Seven army reservists face criminal charges in the abuse of prisoners at Abu Ghraib–All seven of them say they were following orders from superiors. The first court-martial is scheduled to begin Wednesday in Baghdad.

A new report by Seymour Hersh in The New Yorker magazine begins:

“The roots of the Abu Ghraib prison scandal lie not in the criminal inclinations of a few Army reservists but in a decision, approved last year by Secretary of Defense Donald Rumsfeld, to expand a highly secret operation, which had been focused on the hunt for Al Qaeda, to the interrogation of prisoners in Iraq. Rumsfeld’s decision embittered the American intelligence community, damaged the effectiveness of elite combat units, and hurt America’s prospects in the war on terror.
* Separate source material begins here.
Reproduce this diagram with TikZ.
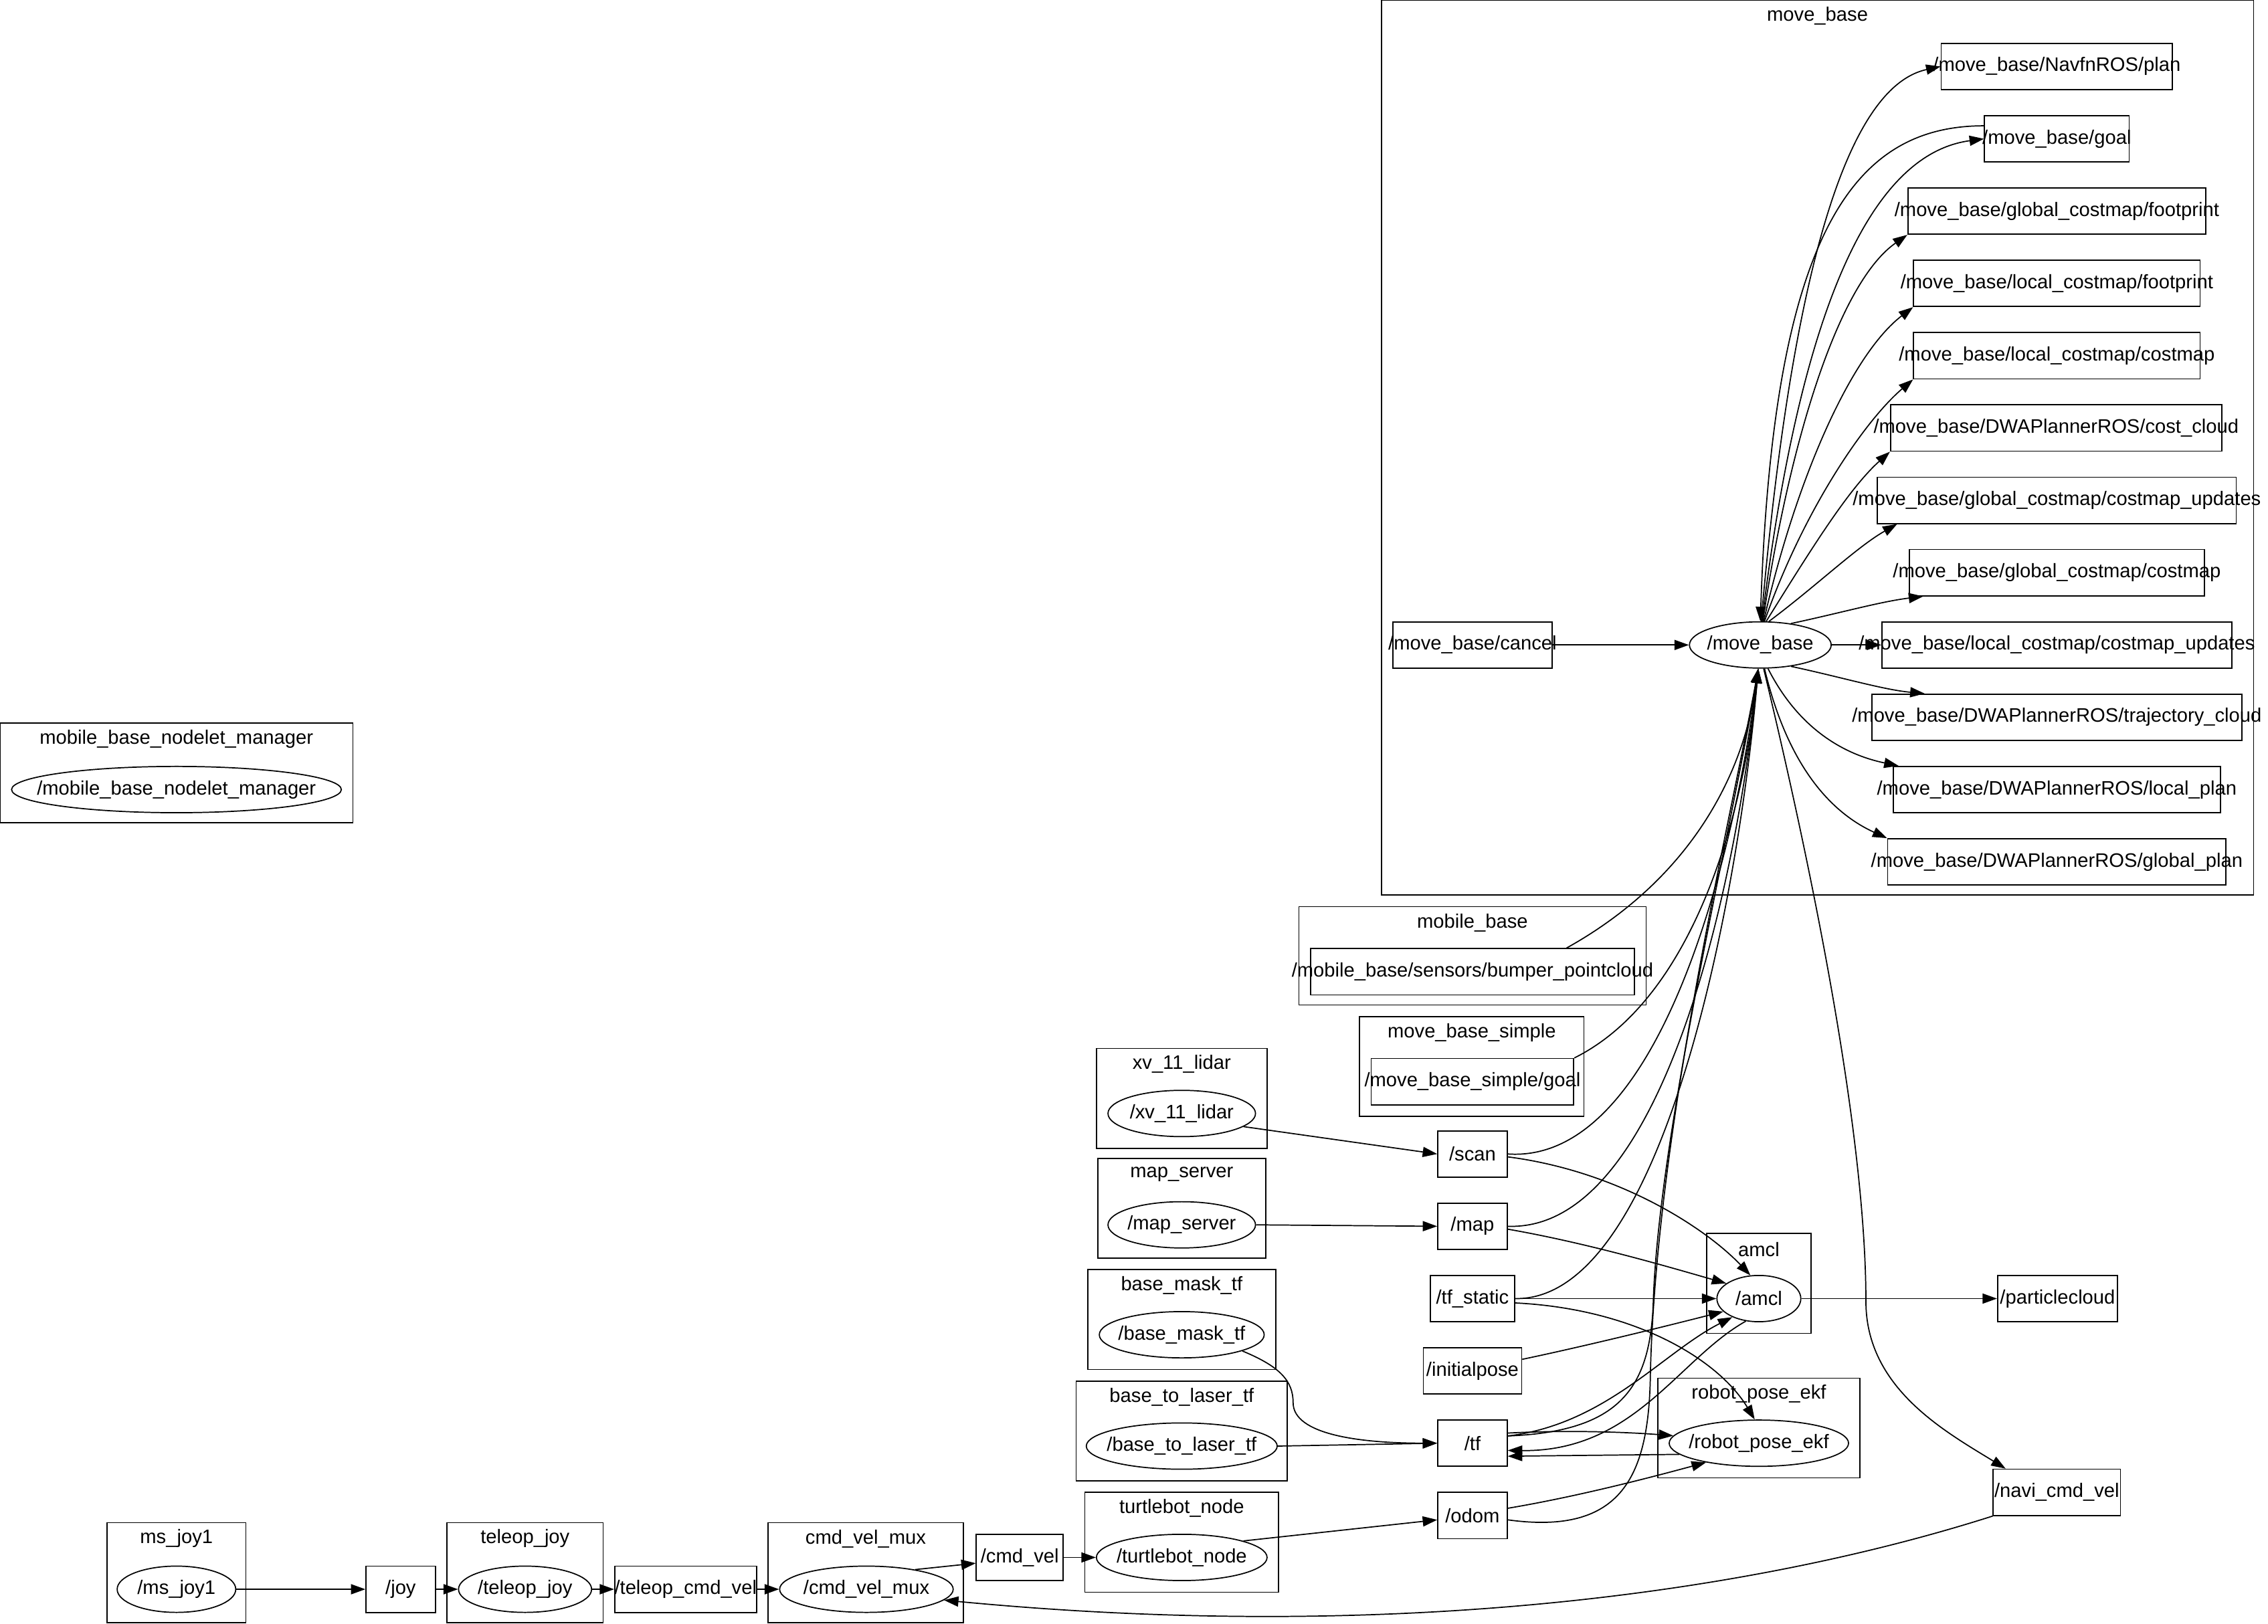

“According to interviews with several past and present American intelligence officials, the Pentagon’s operation, known inside the intelligence community by several code words, including Copper Green, encouraged physical coercion and sexual humiliation of Iraqi prisoners in an effort to generate more intelligence about the growing insurgency in Iraq. A senior C.I.A. official, in confirming the details of this account last week, said that the operation stemmed from Rumsfeld’s long-standing desire to wrest control of America’s clandestine and paramilitary operations from the C.I.A.”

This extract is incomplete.